I think this is how the faith life is meant to be lived. It is certainly the principle behind the idea of having daily times with the Lord, but by explicitly acknowledging my need, it is less a discipline to get a badge for my spiritual achievements, and more an acknowledgement of my real dependence on God for my deepest needs.

13 Replies to “I Admit It, I Have Spiritual Needs”

  1. Hey Tim. I appreciate your vulnerability and perspective. If I may, I will add a bit of my own perspective: I think another portion of scripture that applies to this spiritual need or the daily filling you are talking about is where it talks about God wanting us to be rooted and grounded in love, which takes a lot of filling by God to become so. Also, in Corinthians we are encouraged to follow the way of love and eagerly desire spiritual gifts. From my understanding, the way of love is the way of relationship. Since having a relatiohship requires lots of giving by both parties in order to succeed, we need God a lot, everyday. The cool thing is He needs us too, or I should say wants us too (I am not sure about God’s “need” for me…). ‘Just another way to look at our need to be filled by God.

    Thanks for sharing!
    Beth

  2. Hey Beth! Thanks for the really insightful comments! I think the verses you selected are very good. I especially like your thought about God wanting us too!!! He really does. Just amazing,.. Such an awesome God. — Tim

  3. Wow, I think this is such an amazing revelation. Personally, I have a habit of throwing God and everyone else in my project box. Then any interaction I have becomes more of a chore because I’m doing it to improve something rather than for the most important reasons. And then I wonder how it got to feeling so superficial. Thanks for the information!

    1. Thanks for sharing, Sarah! I always feel happy when something I’ve gone through or learned (especially through the school of hard knocks) helps somebody else grow in their walk with the Lord.

      1. I was thinking about verses that pertain to your message and I thought that Jesus’ response to satan, when satan tempted him to make bead of the stones in the wilderness, and he answered that we don’t live by bread alone but by every weird of God. Before, it had always meant the obvious to me, but your message added a new dimension to it. It is as valid a need as food is, more valid at times. It helped keep Jesus sustained during forty days of fasting. Wow.

  4. Hey Tim! Must be something about being in our 50s because I’ve had a similar conversation with God recently. My conversation was, “God, I’m just plain burned out and I can’t do anything of value without your power.” God’s reply, “it’s about time you realized that!” And I could feel His power pour into me sort of like a complete battery recharge.
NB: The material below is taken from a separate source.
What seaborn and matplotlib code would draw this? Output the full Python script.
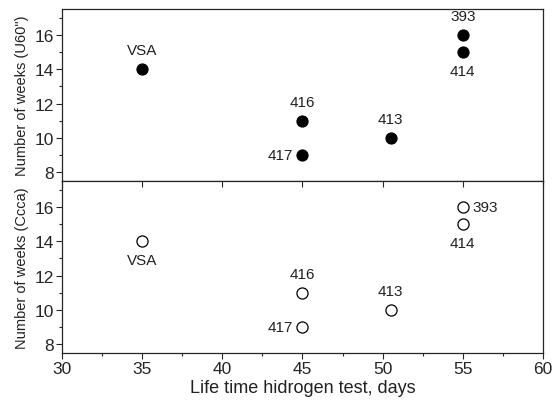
import numpy as np
import pandas as pd
import matplotlib
matplotlib.use("Agg")
import matplotlib.pyplot as plt
import seaborn as sns
from matplotlib.ticker import MultipleLocator

# ── Data ──────────────────────────────────────────────────────────
samples   = ["VSA", "416", "417", "413", "393", "414"]
life_days = [35, 45, 45, 50.5, 55, 55]
weeks_u60 = [14, 11, 9, 10, 16, 15]
weeks_ccca = [14, 11, 9, 10, 16, 15]

# label placement per point (top panel / bottom panel)
pos_top    = ["above", "above", "left", "above", "above", "below"]
pos_bottom = ["below", "above", "left", "above", "right", "below"]

df = pd.DataFrame({
    "sample": samples,
    "days":   life_days,
    "u60":    weeks_u60,
    "ccca":   weeks_ccca,
})

sns.set_style("ticks")
plt.rcParams["font.family"] = ["Liberation Sans", "DejaVu Sans"]

fig = plt.figure(figsize=(5.54, 4.10), dpi=100)
ax_top = fig.add_axes([0.112, 0.556, 0.868, 0.4195])
ax_bot = fig.add_axes([0.112, 0.1366, 0.868, 0.4195])

sns.scatterplot(data=df, x="days", y="u60", ax=ax_top,
                color="black", edgecolor="black", s=64, linewidth=0.8)
sns.scatterplot(data=df, x="days", y="ccca", ax=ax_bot,
                facecolor="white", edgecolor="black", s=64, linewidth=0.9)

offsets = {
    "above": (0, 8.5, "center", "bottom"),
    "below": (0, -8.5, "center", "top"),
    "left":  (-7, 0, "right", "center"),
    "right": (7, 0, "left", "center"),
}


def annotate(ax, xs, ys, names, where):
    for x, y, name, w in zip(xs, ys, names, where):
        dx, dy, ha, va = offsets[w]
        ax.annotate(name, (x, y), xytext=(dx, dy), textcoords="offset points",
                    ha=ha, va=va, fontsize=11, color="#222222")


annotate(ax_top, life_days, weeks_u60, samples, pos_top)
annotate(ax_bot, life_days, weeks_ccca, samples, pos_bottom)

for ax in (ax_top, ax_bot):
    ax.set_xlim(30, 60)
    ax.set_ylim(7.5, 17.5)
    ax.yaxis.set_major_locator(MultipleLocator(2))
    ax.yaxis.set_minor_locator(MultipleLocator(1))
    ax.tick_params(axis="y", which="major", direction="out", length=4,
                   width=0.8, labelsize=12.5, pad=2)
    ax.tick_params(axis="y", which="minor", direction="out", length=2.5,
                   width=0.8)
    for sp in ax.spines.values():
        sp.set_visible(True)
        sp.set_linewidth(0.9)

ax_top.set_ylabel("Number of weeks (U60\")", fontsize=10.5, labelpad=4,
                  color="#222222")
ax_bot.set_ylabel("Number of weeks (Ccca)", fontsize=10.5, labelpad=4,
                  color="#222222")

ax_top.tick_params(axis="x", which="both", bottom=False, labelbottom=False)
ax_top.set_xlabel("")

ax_bot.xaxis.set_major_locator(MultipleLocator(5))
ax_bot.xaxis.set_minor_locator(MultipleLocator(2.5))
ax_bot.tick_params(axis="x", which="major", direction="out", length=4,
                   width=0.8, labelsize=12.5, top=True, pad=2)
ax_bot.tick_params(axis="x", which="minor", direction="out", length=2.5,
                   width=0.8)
ax_bot.set_xlabel("Life time hidrogen test, days", fontsize=13, labelpad=2,
                  color="#222222")

# ticks on the shared boundary point down into the lower panel
for tick in ax_bot.xaxis.get_major_ticks():
    tick.tick2line.set_marker(3)  # TICKDOWN
    tick.tick2line.set_markersize(4)

fig.savefig("out.png", dpi=100)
Pretty awesome. I’ve stopped trying to do things under my own power…I like God’s better.

  5. Hi, Dave! Yeah, maybe by the time you reach your 50s, you’re too tired to fight… Or maybe it is the age of wisdom… Now that would be a happy thought! Glad you got revitalized, and glad we shared a revelation from God… I am still feeling recharged after being so cranky for months, so I’m going to say it confirms that the working really was of God.

  6. Hi Tim, I had compared ‘give us our daily bread’ with what Jesus said in John 4:34 that his food was to do the will of his Father. So when I ask for my daily bread, I ask what is God’s will for me for that day.

    1. Hi, Ginger! I just spent some time this month writing some commentary for John 4 (which I hope to post over the next week or so), and remember Jesus telling his disciples that exact quote! I think that is a very good and creative idea to include as part of praying for daily bread, along with the prayer I talked about in the article, the need to get filled up!